• **What to work on**:
Restate all the material verbatim, except for the pictures.

• **Collected material**:
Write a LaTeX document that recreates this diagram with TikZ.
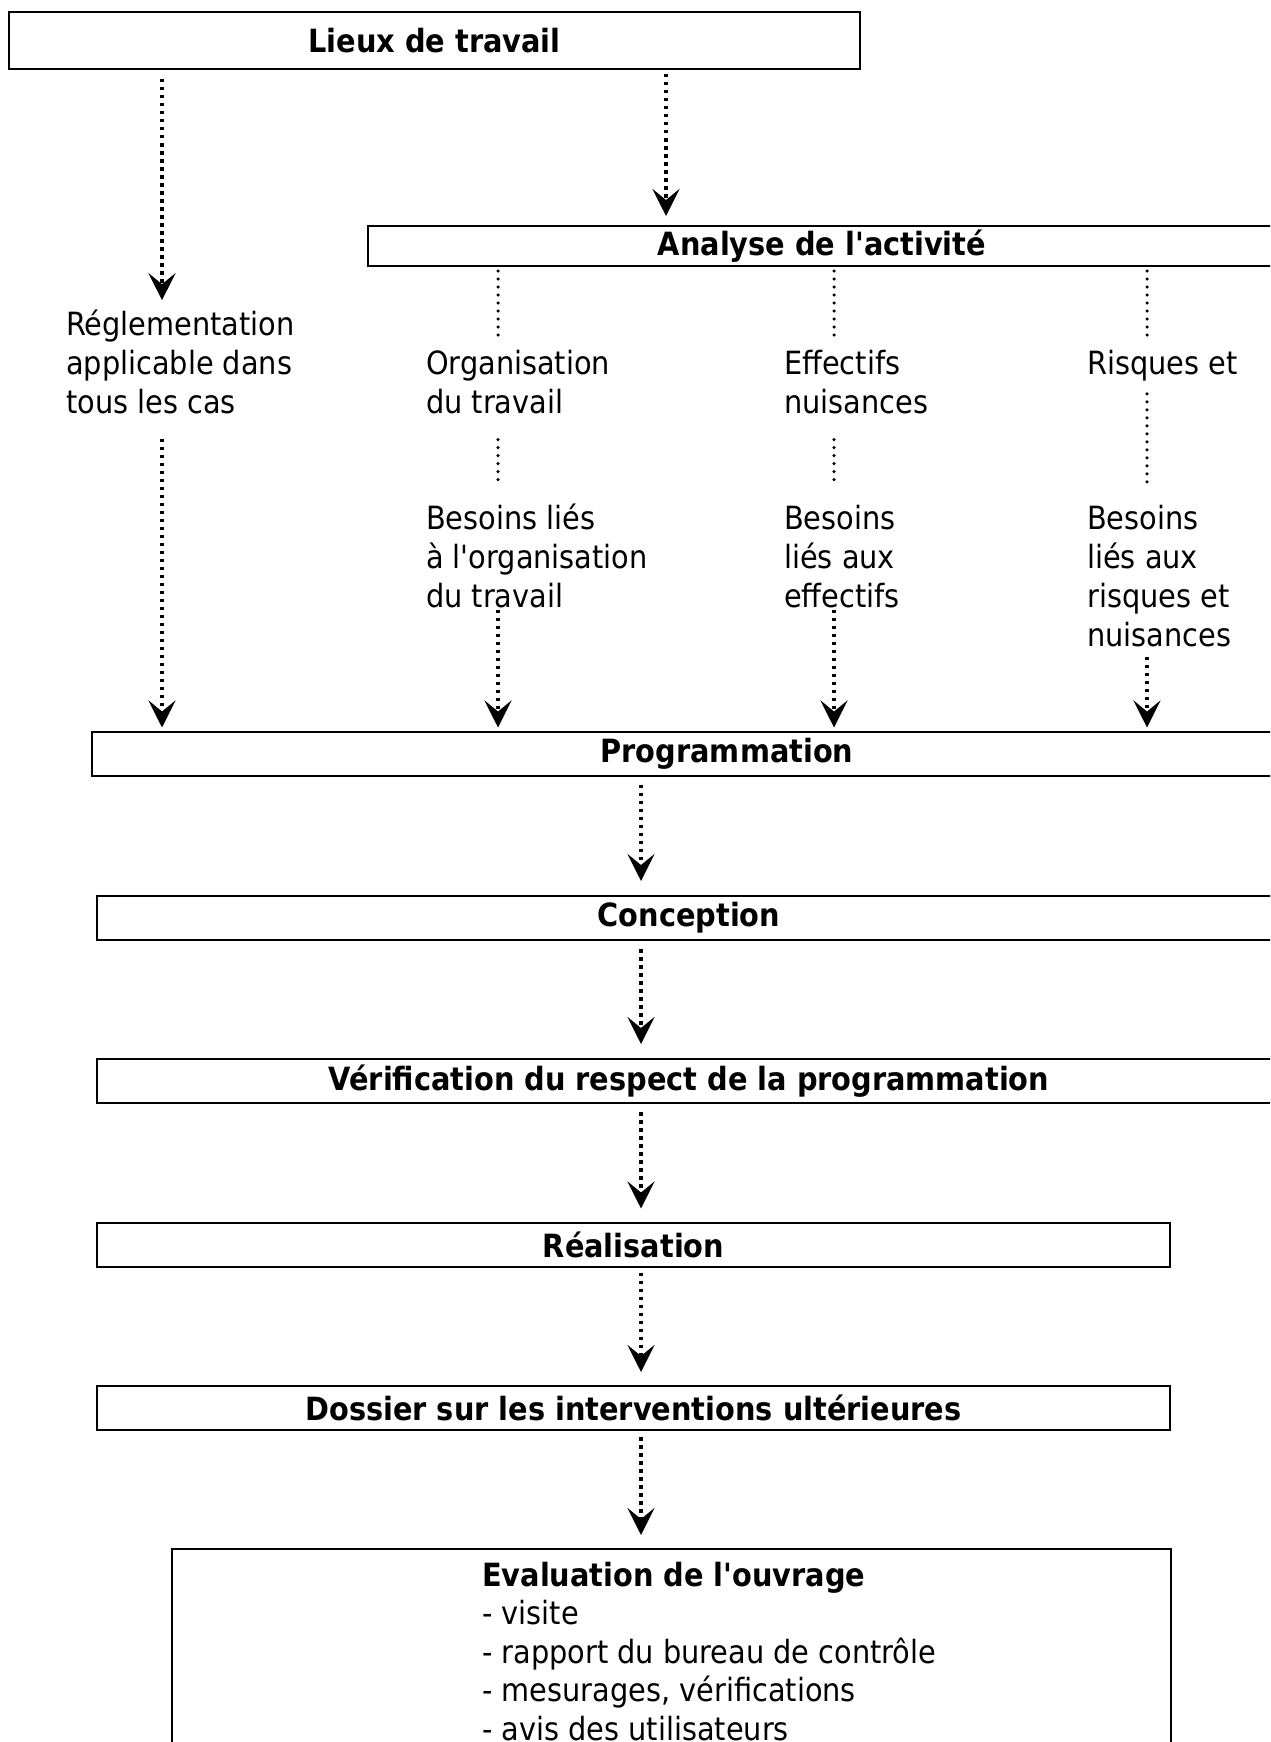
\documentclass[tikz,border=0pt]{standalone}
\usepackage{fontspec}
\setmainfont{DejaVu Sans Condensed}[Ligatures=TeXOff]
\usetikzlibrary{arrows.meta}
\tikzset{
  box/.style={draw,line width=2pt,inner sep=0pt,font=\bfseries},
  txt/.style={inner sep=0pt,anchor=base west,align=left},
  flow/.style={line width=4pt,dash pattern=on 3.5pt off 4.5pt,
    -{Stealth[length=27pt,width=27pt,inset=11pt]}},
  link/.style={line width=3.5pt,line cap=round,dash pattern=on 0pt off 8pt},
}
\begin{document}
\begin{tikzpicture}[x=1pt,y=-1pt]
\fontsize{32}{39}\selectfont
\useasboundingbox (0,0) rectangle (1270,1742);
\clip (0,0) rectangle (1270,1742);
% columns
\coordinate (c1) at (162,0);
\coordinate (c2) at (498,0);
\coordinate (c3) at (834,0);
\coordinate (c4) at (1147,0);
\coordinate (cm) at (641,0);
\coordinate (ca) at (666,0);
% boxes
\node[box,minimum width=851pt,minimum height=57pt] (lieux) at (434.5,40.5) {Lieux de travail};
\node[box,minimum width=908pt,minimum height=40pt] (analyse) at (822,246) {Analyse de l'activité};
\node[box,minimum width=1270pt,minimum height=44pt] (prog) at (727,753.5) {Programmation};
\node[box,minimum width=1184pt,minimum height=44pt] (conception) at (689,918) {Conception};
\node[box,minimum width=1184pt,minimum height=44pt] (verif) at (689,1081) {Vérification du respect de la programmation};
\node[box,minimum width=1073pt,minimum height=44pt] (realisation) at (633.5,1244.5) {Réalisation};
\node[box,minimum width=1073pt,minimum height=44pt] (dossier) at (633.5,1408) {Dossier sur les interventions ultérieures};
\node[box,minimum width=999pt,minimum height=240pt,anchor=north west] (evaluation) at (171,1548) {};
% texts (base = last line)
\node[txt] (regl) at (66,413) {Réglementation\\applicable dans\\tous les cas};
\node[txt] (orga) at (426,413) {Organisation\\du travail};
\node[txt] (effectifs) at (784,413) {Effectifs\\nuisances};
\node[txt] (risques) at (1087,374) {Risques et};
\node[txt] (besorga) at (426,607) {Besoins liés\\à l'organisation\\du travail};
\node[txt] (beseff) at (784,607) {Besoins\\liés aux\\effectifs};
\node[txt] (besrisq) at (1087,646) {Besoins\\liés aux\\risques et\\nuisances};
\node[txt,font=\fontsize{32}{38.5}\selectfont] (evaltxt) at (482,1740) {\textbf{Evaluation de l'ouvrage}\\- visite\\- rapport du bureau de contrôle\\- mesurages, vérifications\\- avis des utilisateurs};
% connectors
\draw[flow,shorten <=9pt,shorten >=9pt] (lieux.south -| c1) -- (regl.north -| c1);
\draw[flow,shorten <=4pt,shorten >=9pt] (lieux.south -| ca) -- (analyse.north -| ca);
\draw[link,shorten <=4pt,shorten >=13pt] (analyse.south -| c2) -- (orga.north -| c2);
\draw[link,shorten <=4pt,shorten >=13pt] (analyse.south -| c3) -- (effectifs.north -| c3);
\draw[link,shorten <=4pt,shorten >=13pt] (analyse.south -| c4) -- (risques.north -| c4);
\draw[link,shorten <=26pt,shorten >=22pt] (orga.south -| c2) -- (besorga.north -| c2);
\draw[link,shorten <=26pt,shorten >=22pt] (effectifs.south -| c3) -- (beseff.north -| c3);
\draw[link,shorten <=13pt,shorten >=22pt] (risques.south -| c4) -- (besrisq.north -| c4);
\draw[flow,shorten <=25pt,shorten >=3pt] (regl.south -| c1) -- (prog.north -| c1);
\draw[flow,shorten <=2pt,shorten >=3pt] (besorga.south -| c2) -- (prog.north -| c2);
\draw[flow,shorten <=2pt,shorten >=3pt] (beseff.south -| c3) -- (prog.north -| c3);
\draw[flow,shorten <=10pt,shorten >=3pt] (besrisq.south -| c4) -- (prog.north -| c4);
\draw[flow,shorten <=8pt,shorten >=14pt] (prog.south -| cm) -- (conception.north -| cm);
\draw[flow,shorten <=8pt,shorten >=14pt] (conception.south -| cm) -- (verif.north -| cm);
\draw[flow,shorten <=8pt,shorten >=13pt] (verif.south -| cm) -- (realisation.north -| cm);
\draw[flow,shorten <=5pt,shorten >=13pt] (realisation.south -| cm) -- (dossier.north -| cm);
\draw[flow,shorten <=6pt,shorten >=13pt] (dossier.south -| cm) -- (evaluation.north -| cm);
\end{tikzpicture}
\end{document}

• **Exercise output**:
Write a LaTeX document that recreates this diagram with TikZ.
\documentclass[tikz,border=0pt]{standalone}
\usepackage{fontspec}
\setmainfont{DejaVu Sans Condensed}[Ligatures=TeXOff]
\usetikzlibrary{arrows.meta}
\tikzset{
  box/.style={draw,line width=2pt,inner sep=0pt,font=\bfseries},
  txt/.style={inner sep=0pt,anchor=base west,align=left},
  flow/.style={line width=4pt,dash pattern=on 3.5pt off 4.5pt,
    -{Stealth[length=27pt,width=27pt,inset=11pt]}},
  link/.style={line width=3.5pt,line cap=round,dash pattern=on 0pt off 8pt},
}
\begin{document}
\begin{tikzpicture}[x=1pt,y=-1pt]
\fontsize{32}{39}\selectfont
\useasboundingbox (0,0) rectangle (1270,1742);
\clip (0,0) rectangle (1270,1742);
% columns
\coordinate (c1) at (162,0);
\coordinate (c2) at (498,0);
\coordinate (c3) at (834,0);
\coordinate (c4) at (1147,0);
\coordinate (cm) at (641,0);
\coordinate (ca) at (666,0);
% boxes
\node[box,minimum width=851pt,minimum height=57pt] (lieux) at (434.5,40.5) {Lieux de travail};
\node[box,minimum width=908pt,minimum height=40pt] (analyse) at (822,246) {Analyse de l'activité};
\node[box,minimum width=1270pt,minimum height=44pt] (prog) at (727,753.5) {Programmation};
\node[box,minimum width=1184pt,minimum height=44pt] (conception) at (689,918) {Conception};
\node[box,minimum width=1184pt,minimum height=44pt] (verif) at (689,1081) {Vérification du respect de la programmation};
\node[box,minimum width=1073pt,minimum height=44pt] (realisation) at (633.5,1244.5) {Réalisation};
\node[box,minimum width=1073pt,minimum height=44pt] (dossier) at (633.5,1408) {Dossier sur les interventions ultérieures};
\node[box,minimum width=999pt,minimum height=240pt,anchor=north west] (evaluation) at (171,1548) {};
% texts (base = last line)
\node[txt] (regl) at (66,413) {Réglementation\\applicable dans\\tous les cas};
\node[txt] (orga) at (426,413) {Organisation\\du travail};
\node[txt] (effectifs) at (784,413) {Effectifs\\nuisances};
\node[txt] (risques) at (1087,374) {Risques et};
\node[txt] (besorga) at (426,607) {Besoins liés\\à l'organisation\\du travail};
\node[txt] (beseff) at (784,607) {Besoins\\liés aux\\effectifs};
\node[txt] (besrisq) at (1087,646) {Besoins\\liés aux\\risques et\\nuisances};
\node[txt,font=\fontsize{32}{38.5}\selectfont] (evaltxt) at (482,1740) {\textbf{Evaluation de l'ouvrage}\\- visite\\- rapport du bureau de contrôle\\- mesurages, vérifications\\- avis des utilisateurs};
% connectors
\draw[flow,shorten <=9pt,shorten >=9pt] (lieux.south -| c1) -- (regl.north -| c1);
\draw[flow,shorten <=4pt,shorten >=9pt] (lieux.south -| ca) -- (analyse.north -| ca);
\draw[link,shorten <=4pt,shorten >=13pt] (analyse.south -| c2) -- (orga.north -| c2);
\draw[link,shorten <=4pt,shorten >=13pt] (analyse.south -| c3) -- (effectifs.north -| c3);
\draw[link,shorten <=4pt,shorten >=13pt] (analyse.south -| c4) -- (risques.north -| c4);
\draw[link,shorten <=26pt,shorten >=22pt] (orga.south -| c2) -- (besorga.north -| c2);
\draw[link,shorten <=26pt,shorten >=22pt] (effectifs.south -| c3) -- (beseff.north -| c3);
\draw[link,shorten <=13pt,shorten >=22pt] (risques.south -| c4) -- (besrisq.north -| c4);
\draw[flow,shorten <=25pt,shorten >=3pt] (regl.south -| c1) -- (prog.north -| c1);
\draw[flow,shorten <=2pt,shorten >=3pt] (besorga.south -| c2) -- (prog.north -| c2);
\draw[flow,shorten <=2pt,shorten >=3pt] (beseff.south -| c3) -- (prog.north -| c3);
\draw[flow,shorten <=10pt,shorten >=3pt] (besrisq.south -| c4) -- (prog.north -| c4);
\draw[flow,shorten <=8pt,shorten >=14pt] (prog.south -| cm) -- (conception.north -| cm);
\draw[flow,shorten <=8pt,shorten >=14pt] (conception.south -| cm) -- (verif.north -| cm);
\draw[flow,shorten <=8pt,shorten >=13pt] (verif.south -| cm) -- (realisation.north -| cm);
\draw[flow,shorten <=5pt,shorten >=13pt] (realisation.south -| cm) -- (dossier.north -| cm);
\draw[flow,shorten <=6pt,shorten >=13pt] (dossier.south -| cm) -- (evaluation.north -| cm);
\end{tikzpicture}
\end{document}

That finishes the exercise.